If the shooter were black and the school urban, we’d hear about the culture of poverty; about how inner-city life breeds crime and violence; perhaps even some theories about a purported tendency among blacks towards violence.
As we’ve seen in the past week, it’s not only those living on the fringes of society who express anger through gun violence.
Yet the obvious fact that Lanza — and nearly all the recent mass murderers who targeted non-work settings — were middle class white boys seems to barely register. Look again at the pictures of Jared Lee Loughner (Tucson), James Eagan Holmes (Aurora) and Wade Michael Page (Oak Creek) — a few of the mass killers of the past couple of years. (Yes, the case of Seung-Hui Cho, the perpetrator at Virginia Tech, the worst school shooting in our history, stands out as the exception. And worth discussing.)
Why are angry young men setting out to kill entire crowds of strangers?
Motivations are hard to pin down, but gender is the single most obvious and intractable variable when it comes to violence in America. Men and boys are responsible for 95% of all violent crimes in this country. “Male criminal participation in serious crimes at any age greatly exceeds that of females, regardless of source of data, crime type, level of involvement, or measure of participation” is how the National Academy of Sciences summed up the extant research.
How does masculinity figure into this? From an early age, boys learn that violence is not only an acceptable form of conflict resolution, but one that is admired. However the belief that violence is an inherently male characteristic is a fallacy. Most boys don’t carry weapons, and almost all don’t kill: are they not boys? Boys learn it.
They learn it from their fathers. They learn it from a media that glorifies it, from sports heroes who commit felonies and get big contracts, from a culture saturated in images of heroic and redemptive violence. They learn it from each other.
In talking to more than 400 young men for my book, Guyland: The Perilous World Where Boys Become Men, I heard over and over again what they learn about violence. They learn that if they are crossed, they have the manly obligation to fight back. They learn that they are entitled to feel like a real man, and that they have the right to annihilate anyone who challenges that sense of entitlement.
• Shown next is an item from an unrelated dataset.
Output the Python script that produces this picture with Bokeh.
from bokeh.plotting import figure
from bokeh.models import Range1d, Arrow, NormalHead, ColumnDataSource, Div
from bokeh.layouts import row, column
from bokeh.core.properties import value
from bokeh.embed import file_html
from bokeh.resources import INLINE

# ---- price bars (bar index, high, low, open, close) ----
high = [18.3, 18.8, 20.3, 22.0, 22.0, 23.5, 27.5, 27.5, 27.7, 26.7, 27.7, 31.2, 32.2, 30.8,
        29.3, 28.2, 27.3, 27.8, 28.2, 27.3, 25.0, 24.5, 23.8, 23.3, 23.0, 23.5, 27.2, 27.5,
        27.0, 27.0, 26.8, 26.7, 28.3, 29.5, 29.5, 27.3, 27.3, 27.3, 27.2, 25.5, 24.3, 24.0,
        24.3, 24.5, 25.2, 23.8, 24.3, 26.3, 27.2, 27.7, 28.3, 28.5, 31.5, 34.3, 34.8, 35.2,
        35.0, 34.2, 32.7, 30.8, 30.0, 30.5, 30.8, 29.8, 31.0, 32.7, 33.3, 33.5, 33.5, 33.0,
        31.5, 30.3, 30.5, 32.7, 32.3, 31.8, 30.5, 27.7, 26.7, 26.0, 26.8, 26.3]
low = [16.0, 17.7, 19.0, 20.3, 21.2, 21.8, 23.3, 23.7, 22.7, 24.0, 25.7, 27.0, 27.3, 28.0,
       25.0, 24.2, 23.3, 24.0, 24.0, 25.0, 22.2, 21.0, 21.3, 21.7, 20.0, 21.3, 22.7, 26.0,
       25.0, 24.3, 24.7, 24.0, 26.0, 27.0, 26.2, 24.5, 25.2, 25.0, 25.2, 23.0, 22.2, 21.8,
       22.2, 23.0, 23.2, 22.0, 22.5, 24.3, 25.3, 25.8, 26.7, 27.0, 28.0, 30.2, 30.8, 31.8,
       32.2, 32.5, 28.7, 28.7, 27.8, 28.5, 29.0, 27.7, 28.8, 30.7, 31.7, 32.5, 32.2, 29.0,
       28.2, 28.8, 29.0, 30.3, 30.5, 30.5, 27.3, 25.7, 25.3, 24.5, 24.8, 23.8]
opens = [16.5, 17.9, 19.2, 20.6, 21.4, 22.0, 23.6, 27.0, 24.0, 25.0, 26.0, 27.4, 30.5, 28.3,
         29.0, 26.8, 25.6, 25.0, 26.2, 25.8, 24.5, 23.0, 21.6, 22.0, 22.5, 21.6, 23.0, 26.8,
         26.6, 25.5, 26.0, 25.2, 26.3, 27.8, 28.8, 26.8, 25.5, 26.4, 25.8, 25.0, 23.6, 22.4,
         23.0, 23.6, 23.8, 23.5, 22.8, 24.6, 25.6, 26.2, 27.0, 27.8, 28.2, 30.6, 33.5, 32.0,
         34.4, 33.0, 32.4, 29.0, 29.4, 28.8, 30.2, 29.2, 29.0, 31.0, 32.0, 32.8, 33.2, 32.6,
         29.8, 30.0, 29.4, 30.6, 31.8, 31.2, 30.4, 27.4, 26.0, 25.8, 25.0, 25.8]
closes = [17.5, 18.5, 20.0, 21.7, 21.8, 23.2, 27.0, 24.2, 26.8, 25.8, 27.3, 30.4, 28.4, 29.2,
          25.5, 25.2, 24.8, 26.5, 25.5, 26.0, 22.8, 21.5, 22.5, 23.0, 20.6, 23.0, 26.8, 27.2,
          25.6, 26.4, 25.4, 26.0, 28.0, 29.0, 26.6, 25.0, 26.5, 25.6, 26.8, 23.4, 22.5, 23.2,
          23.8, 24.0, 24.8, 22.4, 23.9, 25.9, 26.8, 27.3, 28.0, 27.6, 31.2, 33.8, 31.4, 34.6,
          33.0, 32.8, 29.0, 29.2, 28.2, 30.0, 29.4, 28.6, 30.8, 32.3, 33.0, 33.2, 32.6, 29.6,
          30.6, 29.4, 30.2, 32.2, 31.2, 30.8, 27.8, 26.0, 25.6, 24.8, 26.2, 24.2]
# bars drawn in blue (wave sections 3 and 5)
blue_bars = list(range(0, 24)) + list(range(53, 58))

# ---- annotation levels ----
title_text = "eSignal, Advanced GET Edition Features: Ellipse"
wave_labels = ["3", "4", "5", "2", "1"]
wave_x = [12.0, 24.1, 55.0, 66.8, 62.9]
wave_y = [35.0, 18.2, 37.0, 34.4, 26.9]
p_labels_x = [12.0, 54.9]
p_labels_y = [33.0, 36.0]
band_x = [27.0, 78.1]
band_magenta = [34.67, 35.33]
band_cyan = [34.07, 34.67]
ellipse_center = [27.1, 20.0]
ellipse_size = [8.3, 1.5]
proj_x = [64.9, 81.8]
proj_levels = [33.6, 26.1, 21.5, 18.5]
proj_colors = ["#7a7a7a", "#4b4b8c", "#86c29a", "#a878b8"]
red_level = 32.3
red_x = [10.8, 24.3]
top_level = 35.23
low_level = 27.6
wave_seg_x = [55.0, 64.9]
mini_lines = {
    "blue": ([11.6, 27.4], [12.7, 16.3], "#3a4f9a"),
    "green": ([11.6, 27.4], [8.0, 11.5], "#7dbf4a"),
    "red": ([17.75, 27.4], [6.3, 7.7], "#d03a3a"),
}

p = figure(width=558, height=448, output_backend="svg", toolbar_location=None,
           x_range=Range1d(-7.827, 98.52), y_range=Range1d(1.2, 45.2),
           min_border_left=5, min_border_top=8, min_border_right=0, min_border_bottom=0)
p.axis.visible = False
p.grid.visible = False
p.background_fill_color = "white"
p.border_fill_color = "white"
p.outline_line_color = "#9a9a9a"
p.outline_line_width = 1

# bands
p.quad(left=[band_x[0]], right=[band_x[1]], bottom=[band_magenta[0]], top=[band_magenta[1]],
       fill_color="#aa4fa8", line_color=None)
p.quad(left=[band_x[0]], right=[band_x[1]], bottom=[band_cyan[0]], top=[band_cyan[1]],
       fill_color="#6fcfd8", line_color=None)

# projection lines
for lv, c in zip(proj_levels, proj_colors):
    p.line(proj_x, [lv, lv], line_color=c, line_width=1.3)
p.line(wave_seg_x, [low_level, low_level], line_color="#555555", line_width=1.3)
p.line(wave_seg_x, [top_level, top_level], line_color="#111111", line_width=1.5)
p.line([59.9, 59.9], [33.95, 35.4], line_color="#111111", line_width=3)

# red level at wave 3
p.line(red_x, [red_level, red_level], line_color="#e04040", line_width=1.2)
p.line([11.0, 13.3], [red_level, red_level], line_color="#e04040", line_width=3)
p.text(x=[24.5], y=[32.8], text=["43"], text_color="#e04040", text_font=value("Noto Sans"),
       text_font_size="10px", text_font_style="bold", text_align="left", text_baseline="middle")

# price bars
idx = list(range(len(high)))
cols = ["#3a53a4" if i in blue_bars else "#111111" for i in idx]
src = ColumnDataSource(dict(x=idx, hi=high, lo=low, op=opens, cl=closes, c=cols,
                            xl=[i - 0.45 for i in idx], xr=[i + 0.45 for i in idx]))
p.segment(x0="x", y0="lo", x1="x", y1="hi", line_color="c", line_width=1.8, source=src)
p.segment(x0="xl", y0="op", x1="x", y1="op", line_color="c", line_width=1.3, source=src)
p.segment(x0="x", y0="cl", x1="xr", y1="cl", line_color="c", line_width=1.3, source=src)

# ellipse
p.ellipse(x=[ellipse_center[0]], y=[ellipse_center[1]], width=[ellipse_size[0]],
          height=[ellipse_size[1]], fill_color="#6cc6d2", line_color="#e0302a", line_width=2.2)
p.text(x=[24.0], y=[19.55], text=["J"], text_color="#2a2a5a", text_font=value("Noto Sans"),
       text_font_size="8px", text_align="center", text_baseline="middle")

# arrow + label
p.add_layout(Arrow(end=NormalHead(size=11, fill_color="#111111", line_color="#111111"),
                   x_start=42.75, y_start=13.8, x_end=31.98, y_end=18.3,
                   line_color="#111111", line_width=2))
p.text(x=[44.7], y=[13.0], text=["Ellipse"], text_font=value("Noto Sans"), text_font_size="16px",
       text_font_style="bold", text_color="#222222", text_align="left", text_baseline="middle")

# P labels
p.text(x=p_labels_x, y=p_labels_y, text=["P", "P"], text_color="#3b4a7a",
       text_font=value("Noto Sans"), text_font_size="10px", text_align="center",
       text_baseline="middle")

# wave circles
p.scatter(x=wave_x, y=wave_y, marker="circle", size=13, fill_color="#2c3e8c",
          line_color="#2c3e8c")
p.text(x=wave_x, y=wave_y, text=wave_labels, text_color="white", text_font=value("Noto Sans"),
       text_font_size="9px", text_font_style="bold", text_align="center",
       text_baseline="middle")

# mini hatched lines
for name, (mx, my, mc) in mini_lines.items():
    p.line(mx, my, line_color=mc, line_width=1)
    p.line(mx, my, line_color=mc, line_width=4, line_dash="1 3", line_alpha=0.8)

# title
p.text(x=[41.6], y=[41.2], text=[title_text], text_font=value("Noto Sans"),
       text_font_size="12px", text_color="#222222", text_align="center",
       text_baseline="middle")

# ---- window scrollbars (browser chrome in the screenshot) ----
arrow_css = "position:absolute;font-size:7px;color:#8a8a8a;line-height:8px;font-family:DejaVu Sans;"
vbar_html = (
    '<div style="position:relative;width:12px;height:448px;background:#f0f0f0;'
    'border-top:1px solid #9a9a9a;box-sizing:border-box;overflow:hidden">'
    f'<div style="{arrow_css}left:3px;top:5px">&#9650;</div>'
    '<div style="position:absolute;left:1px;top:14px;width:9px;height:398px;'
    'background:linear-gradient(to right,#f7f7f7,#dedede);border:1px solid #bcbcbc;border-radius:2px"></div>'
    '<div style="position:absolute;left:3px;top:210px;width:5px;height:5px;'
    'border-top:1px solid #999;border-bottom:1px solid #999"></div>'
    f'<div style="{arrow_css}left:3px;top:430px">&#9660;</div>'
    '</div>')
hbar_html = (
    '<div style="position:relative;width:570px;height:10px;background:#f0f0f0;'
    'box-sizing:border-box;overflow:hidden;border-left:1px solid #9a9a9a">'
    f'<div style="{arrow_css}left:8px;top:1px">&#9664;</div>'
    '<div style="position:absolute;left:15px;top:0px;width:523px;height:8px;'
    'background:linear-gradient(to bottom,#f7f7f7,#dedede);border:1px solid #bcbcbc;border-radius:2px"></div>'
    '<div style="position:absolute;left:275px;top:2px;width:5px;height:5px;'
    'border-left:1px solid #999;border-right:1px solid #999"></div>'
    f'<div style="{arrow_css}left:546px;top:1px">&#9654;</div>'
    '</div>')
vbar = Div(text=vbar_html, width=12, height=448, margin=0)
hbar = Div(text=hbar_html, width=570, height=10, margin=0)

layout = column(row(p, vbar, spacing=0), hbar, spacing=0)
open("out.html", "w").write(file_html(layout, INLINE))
This sense of entitlement is part of the package deal of American manhood — the culture that doesn’t start the fight, as Margaret Mead pointed out in her analysis of American military history, but retaliates far out of proportion to the initial grievance. They learn that “aggrieved entitlement” is a legitimate justification for violent explosion.
The easy availability of guns is another crucial variable. After the terrible school shooting in Dunblane, Scotland, in 1996, Great Britain enacted several laws that effectively made owning handguns illegal in that country. The murder rate in the U.S. is more than three times higher than Britain.
And yes, boys have resorted to violence for a long time, but sticks and fists and even the occasional switchblade do not create the bloodbaths of the past few years. In 2011, more than 80% of all homicides among boys aged 15 to 19 were firearm related.
We need a conversation about gun control laws. And far more sweeping — and necessary — is a national meditation on how our ideals of manhood became so entangled with violence.
It’s also worth discussing why so many of these young mass murderers are white. Surely boys of color have that same need to prove their masculinity, and a similar sense of entitlement to annihilate those who threaten it. Perhaps the only difference is that it seems to be nearly the exclusive province of white boys to so dramatically expand the range of their revenge and seek to destroy the entire world, not simply the person or group that committed the supposed offense. Perhaps. It’s a conversation worth having.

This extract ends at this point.